BOROWSKI:Ich habe eine Dokumentation gesehen.
LINDHOLM:
Ach ja? Welche?
BOROWSKI:Die auf Arte.
Dass die Jubiläumsfolge nicht nur dem Stammpublikum großen Spaß macht, liegt neben dem Verzicht auf das erzählerisch einengende Whodunit-Prinzip auch an der steilen Spannungskurve: Regisseur und Drehbuchautor Alexander Adolph, der unter anderem die Tatort-Hochkaräter Der oide Depp und Der tiefe Schlaf konzipierte, stellt erneut sein Ausnahmekönnen unter Beweis und inszeniert mit Taxi nach Leipzig einen packenden Psychothriller, der neben Spannung und Witz auch Kult, Klasse und Herz mitbringt.
Die Parallelen zu Martin Scorseses Meisterwerk Taxi Driver sind nicht zu übersehen: Ähnlich wie Ex-Marine Travis Bickle (Robert DeNiro) lässt Klapproth den Zuschauer an seiner Wut teilhaben und sich selbst zu einer Bluttat hinreißen. Als es die Ermittler nach dem ersten (aber nicht einzigen) Wendepunkt der Geschichte mit Wölfen zu tun bekommen (ein toller Verweis auf den Meilenstein Borowski und das Mädchen im Moor), darf das Publikum auch in die Gedankenwelt von Borowski und Lindholm hineinhören.

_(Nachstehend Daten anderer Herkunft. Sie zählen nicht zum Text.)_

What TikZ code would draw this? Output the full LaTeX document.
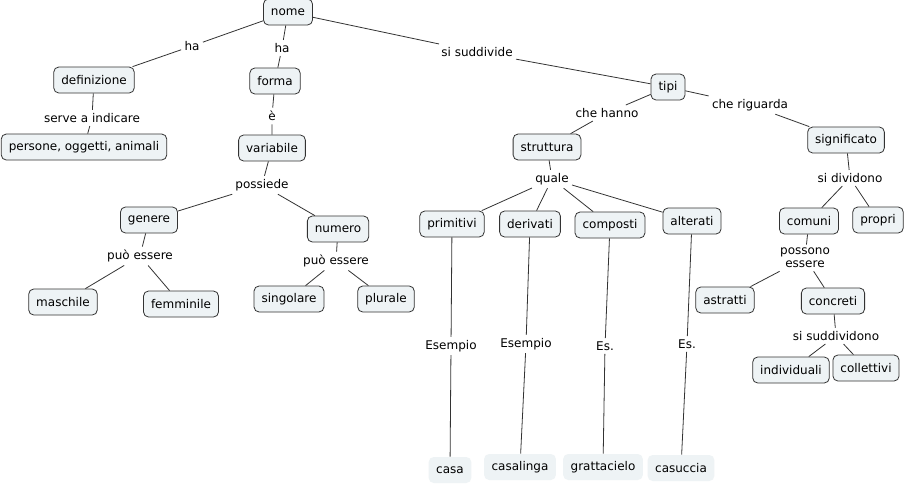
\documentclass[tikz,border=0pt]{standalone}
\usepackage{fontspec}
\setmainfont{DejaVu Sans}
\definecolor{conceptfill}{HTML}{EEF3F5}
\definecolor{linkgray}{HTML}{333333}

\begin{document}
\begin{tikzpicture}[x=1pt,y=-1pt,
    concept/.style={draw=linkgray,fill=conceptfill,rounded corners=5pt,line width=0.8pt,
      minimum height=26pt,inner xsep=7.5pt,font=\fontsize{12}{14}\selectfont},
    example/.style={fill=conceptfill,rounded corners=5pt,
      minimum height=26pt,inner xsep=7.5pt,font=\fontsize{12}{14}\selectfont},
    linkword/.style={inner sep=3pt,align=center,font=\fontsize{12}{13}\selectfont},
    every path/.style={draw=linkgray,line width=0.8pt}]
  \useasboundingbox[fill=white,draw=none] (0,0) rectangle (907,485);

  % concepts
  \node[concept] (nome) at (288,12) {nome};
  \node[concept] (definizione) at (94,80) {definizione};
  \node[concept] (forma) at (275,81) {forma};
  \node[concept] (persone) at (84,147) {persone, oggetti, animali};
  \node[concept] (variabile) at (272,148) {variabile};
  \node[concept] (genere) at (149,220) {genere};
  \node[concept] (numero) at (338,229) {numero};
  \node[concept] (maschile) at (63,302) {maschile};
  \node[concept] (femminile) at (181,304) {femminile};
  \node[concept] (singolare) at (289,299) {singolare};
  \node[concept] (plurale) at (386,299) {plurale};
  \node[concept] (tipi) at (668,87) {tipi};
  \node[concept] (struttura) at (547,147) {struttura};
  \node[concept] (significato) at (846,140) {significato};
  \node[concept] (primitivi) at (452,224) {primitivi};
  \node[concept] (derivati) at (530,224) {derivati};
  \node[concept] (composti) at (610,225) {composti};
  \node[concept] (alterati) at (692,221) {alterati};
  \node[concept] (comuni) at (809,221) {comuni};
  \node[concept] (propri) at (878,220) {propri};
  \node[concept] (astratti) at (725,300) {astratti};
  \node[concept] (concreti) at (833,301) {concreti};
  \node[concept] (individuali) at (791,370) {individuali};
  \node[concept] (collettivi) at (866,368) {collettivi};
  \node[example] (casa) at (450,470) {casa};
  \node[example] (casalinga) at (520,467) {casalinga};
  \node[example] (grattacielo) at (603,467) {grattacielo};
  \node[example] (casuccia) at (681,468) {casuccia};

  % linking words
  \node[linkword] (ha1) at (192,46) {ha};
  \node[linkword] (ha2) at (282,48) {ha};
  \node[linkword] (suddivide) at (477,52) {si suddivide};
  \node[linkword] (serve) at (92,118) {serve a indicare};
  \node[linkword] (e) at (272,116) {è};
  \node[linkword] (possiede) at (262,185) {possiede};
  \node[linkword] (puo1) at (140,256) {può essere};
  \node[linkword] (puo2) at (336,261) {può essere};
  \node[linkword] (hanno) at (607,113) {che hanno};
  \node[linkword] (riguarda) at (750,105) {che riguarda};
  \node[linkword] (quale) at (552,179) {quale};
  \node[linkword] (dividono) at (850,178) {si dividono};
  \node[linkword] (possono) at (805,258) {possono\\essere};
  \node[linkword] (suddividono) at (836,336) {si suddividono};
  \node[linkword] (es1) at (451,346) {Esempio};
  \node[linkword] (es2) at (526,344) {Esempio};
  \node[linkword] (es3) at (605,346) {Es.};
  \node[linkword] (es4) at (687,344) {Es.};

  % connections
  \draw (nome) -- (ha1) -- (definizione);
  \draw (nome) -- (ha2) -- (forma);
  \draw (nome) -- (suddivide) -- (tipi);
  \draw (definizione) -- (serve) -- (persone);
  \draw (forma) -- (e) -- (variabile);
  \draw (variabile) -- (possiede);
  \draw (possiede) -- (genere);
  \draw (possiede) -- (numero);
  \draw (genere) -- (puo1);
  \draw (puo1) -- (maschile);
  \draw (puo1) -- (femminile);
  \draw (numero) -- (puo2);
  \draw (puo2) -- (singolare);
  \draw (puo2) -- (plurale);
  \draw (tipi) -- (hanno) -- (struttura);
  \draw (tipi) -- (riguarda) -- (significato);
  \draw (struttura) -- (quale);
  \draw (quale) -- (primitivi);
  \draw (quale) -- (derivati);
  \draw (quale) -- (composti);
  \draw (quale) -- (alterati);
  \draw (significato) -- (dividono);
  \draw (dividono) -- (comuni);
  \draw (dividono) -- (propri);
  \draw (comuni) -- (possono);
  \draw (possono) -- (astratti);
  \draw (possono) -- (concreti);
  \draw (concreti) -- (suddividono);
  \draw (suddividono) -- (individuali);
  \draw (suddividono) -- (collettivi);
  \draw (primitivi) -- (es1) -- (casa);
  \draw (derivati) -- (es2) -- (casalinga);
  \draw (composti) -- (es3) -- (grattacielo);
  \draw (alterati) -- (es4) -- (casuccia);
\end{tikzpicture}
\end{document}
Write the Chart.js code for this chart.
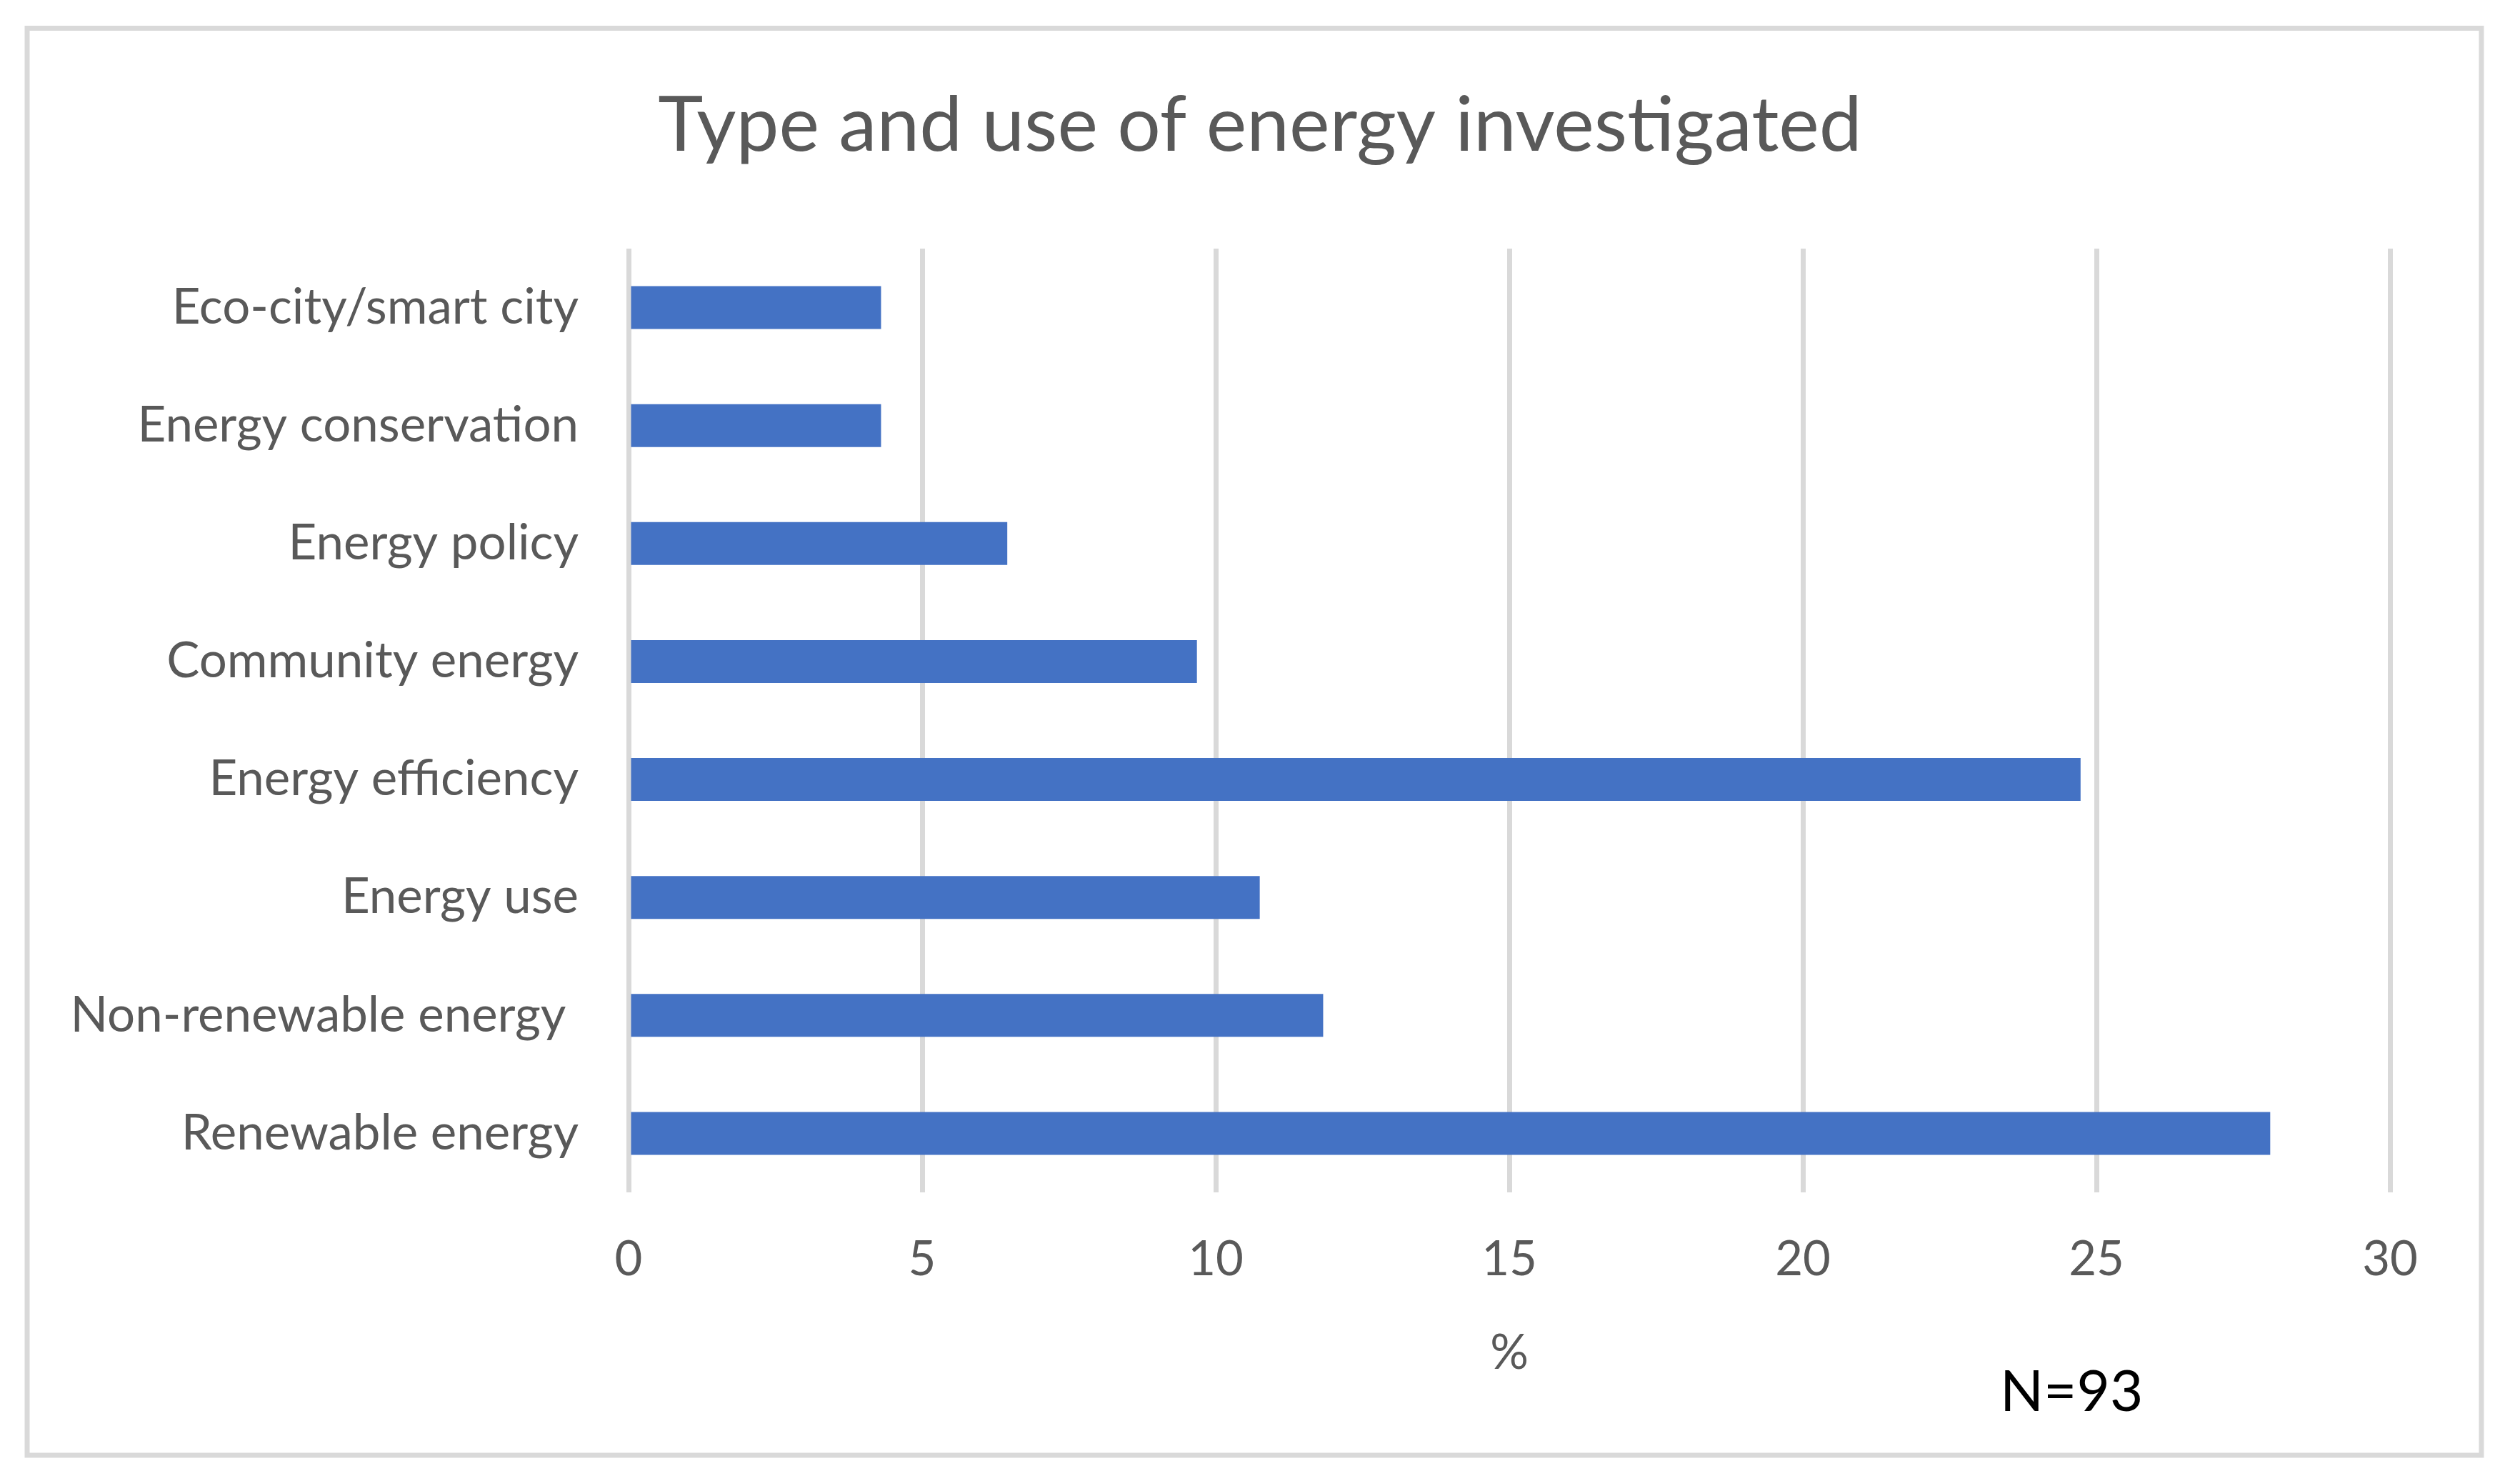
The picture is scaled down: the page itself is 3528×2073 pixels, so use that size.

Verfeinert mit Italo-Western-Zitaten, atmosphärisch starken Horror-Anleihen und einem finsteren Soundtrack jagt ein Gänsehautmoment den nächsten: Der Mittelteil der 1000. Tatort-Folge gehört zum Spannendsten, was es bis dato in der Krimireihe zu sehen gab und mündet in ein dramatisches Finale, in dem die Filmemacher keine Kompromisse eingehen.
Neben Filmemacher Adolph glänzt auch der Rest des erfolgserprobten Personals: Während Maria Furtwängler im Tatort für Quote und Axel Milberg für Qualität steht, mimte der erneut hervorragende Florian Bartholomäi unter anderem den Mörder der Familie des Dortmunder Kollegen Peter Faber (Jörg Hartmann) in Auf ewig Dein.
Etwas enttäuschend sind allerdings die Cameo-Auftritte von Karin Anselm (verkörperte in den 80er Jahren die zweite weibliche Tatort-Kommissarin Hanne Wiegand), Hans Peter Hallwachs (spielte in Taxi nach Leipzig einst DDR-Oberleutnant Klaus) und Friedhelm Werremeier (Erfinder der Tatort-Folgen mit Hauptkommissar Trimmel), denen nicht einmal Text zugestanden wird. Ganz anders Günter Lamprecht, der ebenfalls im 1. Tatort zu sehen war und in den 90er Jahren als Hauptkommissar Franz Markowitz in Berlin ermittelte: Lamprecht darf die letzten Worte sprechen und bringt die großartige Jubiläumsfolge damit zu einem rührenden Abschluss.